With Hari Raya Aidilfitri fast approaching, you may have spotted the huge tents that have sprouted out at three major pasar malams (bazaars):
- Geylang Serai – along Sims Ave and Geylang Road (next to Paya Lebar MRT station);
- Kampong Glam (at Muscat Street);
- Bazaar Raya Utara (next to Woodlands MRT station).
These bazaars spring up annually for a month during Ramadan (Muslim month of fasting) and close just a day before Hari Raya, which is on 19 August 2012, this year. It’s an annual affair for many in the Malay-Muslim community to visit these bazaars in the lead-up to Hari Raya.
Little Day Out takes a peek inside the largest of the three bazaars – the 1,700-stalls strong pasar malam at Geylang Serai, which originated since the 1970s, to give you an idea of what you can expect to find within these markets from our Little Day Out Kid’s-eye View.
The market is huge with scores of individual stores, corridors draped with curtains and cloths, and all manner of wares and goodies. Get ready to face the crowds, particularly over the weekend and at night, and head on down to soak in the festive atmosphere.
DOWNLOAD: Get a Template to Make a Paper Lantern
Toys and Knick-Knack Stores
You will find stalls selling swirling flowers, inflated action heros and little masak-masak toys. Sparklers are another favourite among older kids and other little amusements that kids love to buy.

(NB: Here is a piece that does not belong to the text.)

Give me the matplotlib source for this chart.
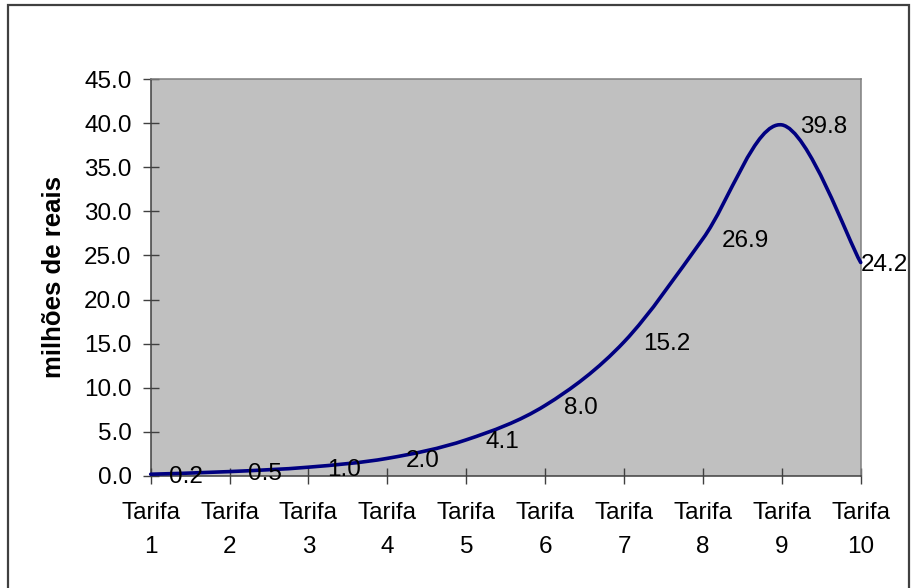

Go fishing in a small pond or try knocking down skittles. These are classic pasar malam games where the thrill is in trying. And who knows, you may be walking away with a Xiao Ding Dang soft toy!
Adults may go shopping for new clothes and kids can too. We love these intricate kid-sized clothes with embroidery down the front.
Hari Raya Goodies and Makan
Last, but not least, how can a trip to a bazaar be complete without food in Singapore? There are plenty of small cookies and other edible goodies to pick up and munch on.
You can also feast on some of the best treats in town, such as mini-otah with fragrant spices, satay burgers with patties made of satay meat, dendeng (the halal version of bak kwa – sweet grilled meat), laksa and briyani.
Enjoy colourful and refreshing drinks such as the air kathira (a sweet, milky drink served cold with jelly, basil seeds and shredded dates) from the many food stalls as you make your way around the market.
A trip to these markets will certainly be a fun-filled, festive and fulfilling outing for the little ones!